Glad to see Shield on that list. It remains one of my all time favorite finales. Battlestar Galatica doesn’t belong there though. I probably would have put the Justified finale there instead.



That worked out well.


As a fan of HIMYM throughout its run, its finale was hugely satisfying. This was a show that always had everything figured out. It had its conclusion figured out. It dissatisfied people who weren’t paying attention, or had no idea what the show actually was.


I disagree. They spent a lot of time on the Barney/Robin relationship. They spend a whole damn season at their wedding. And then they tear it all down in about 10 minutes to force and ending that I don’t think worked for the show or characters anymore. But that’s just me.


That’s standard sitcom storytelling. The length of time Ross and Rachel spent apart in Friends, how do you justify that ending? Robin and Barney needed that relationship for personal growth. Robin’s whole reason for breaking up with Ted originally was that she wasn’t ready for commitment. Barney’s was because he never let anyone in. Ironically Robin never wanted kids, but that’s what Barney wanted. And everyone gets what they want in the end. This was a show about how messy adult life is, especially in the modern era. And it followed that concept to the very end.


No, the show thinks it’s doing a clever swerve at the end, by going “but wait, didn’t you realise this was all about Ted being in love with Robin, not really how he met his dead wife” which is completely undermined by the show having extensively showed that Ted and Robin don’t work as a couple. If they gone with that at the end of season 3 or 4 or even 5, it could have passed. But by season 9, Ted and Robin was a dead horse the show kept flogging, presumably because they knew they had to work up to it in the finale, and they still didn’t sell it. I’m half-convinced they only stuck with it because they’d pre-recorded the kids’ bits in season 2 and couldn’t remount them.


I think the show will survive that.

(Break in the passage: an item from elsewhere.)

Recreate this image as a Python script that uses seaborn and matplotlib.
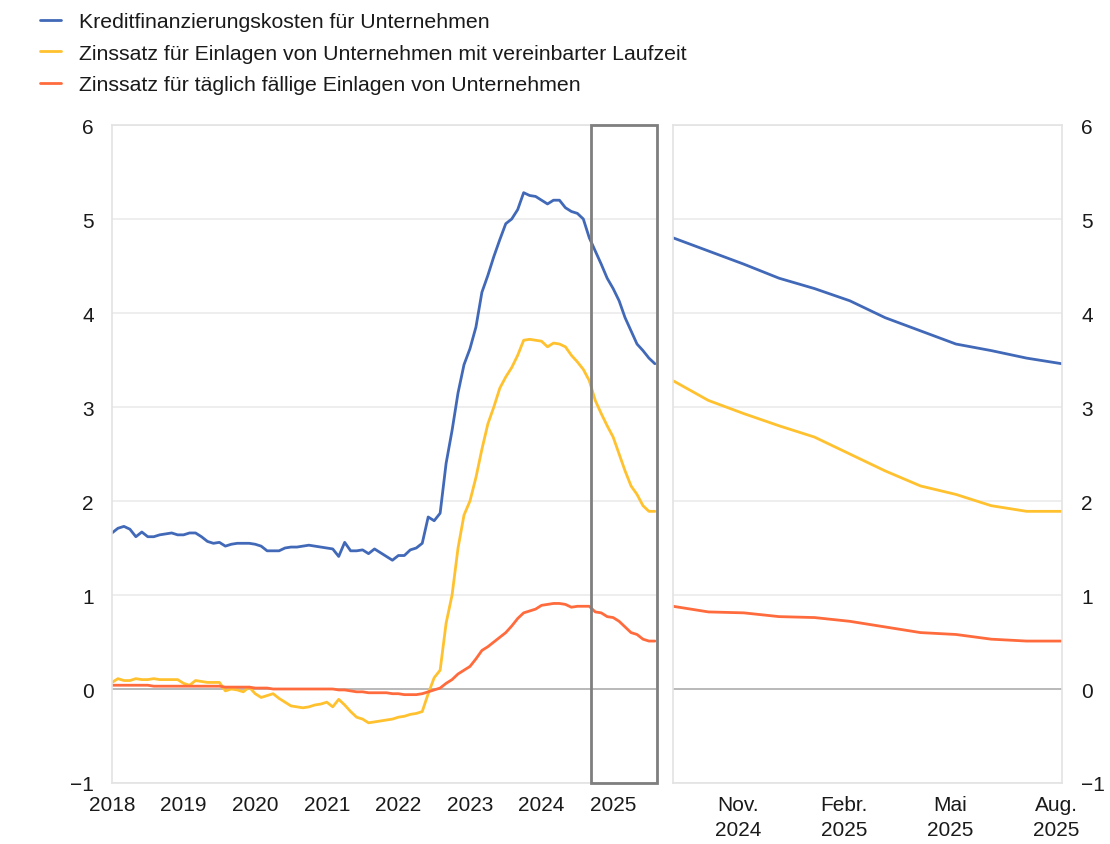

He’s perfectly decent in the role and the past two series has managed to make Harris and Rory credible co-presenters. As long as his replacement is good and can balance out Harris’ road-rage and Rory’s occasional over-enthusiasm, it’ll do ok.


They did explain why it didn’t work, and…again, that’s something they both worked on separately. Ted finally found someone who wanted him for who he was. The whole point of the series was to explain what it means to always be on the search for a perfect mate. It makes you crazy. And even when you find them, fate still has its own ideas. The fact that Robin was there all along, it was never normal. Either it was just an excuse to have another member of the cast, or there was always a part of her that understood what she didn’t want to admit, that Ted really did fill a void in her life. But we spend an inordinate amount of our time trying to deny stuff like this, because we think our life has told us one thing and that we should believe that, but sometimes we allow ourselves to finally believe something else.




Agent Carter had a fair bit of racism in series 2, as I recall.


Was that with the guy in Los Angeles, around Silverlake? (Okay, so you don’t know from Silverlake. Get a map!) That actually felt quite accurate to the area at the time.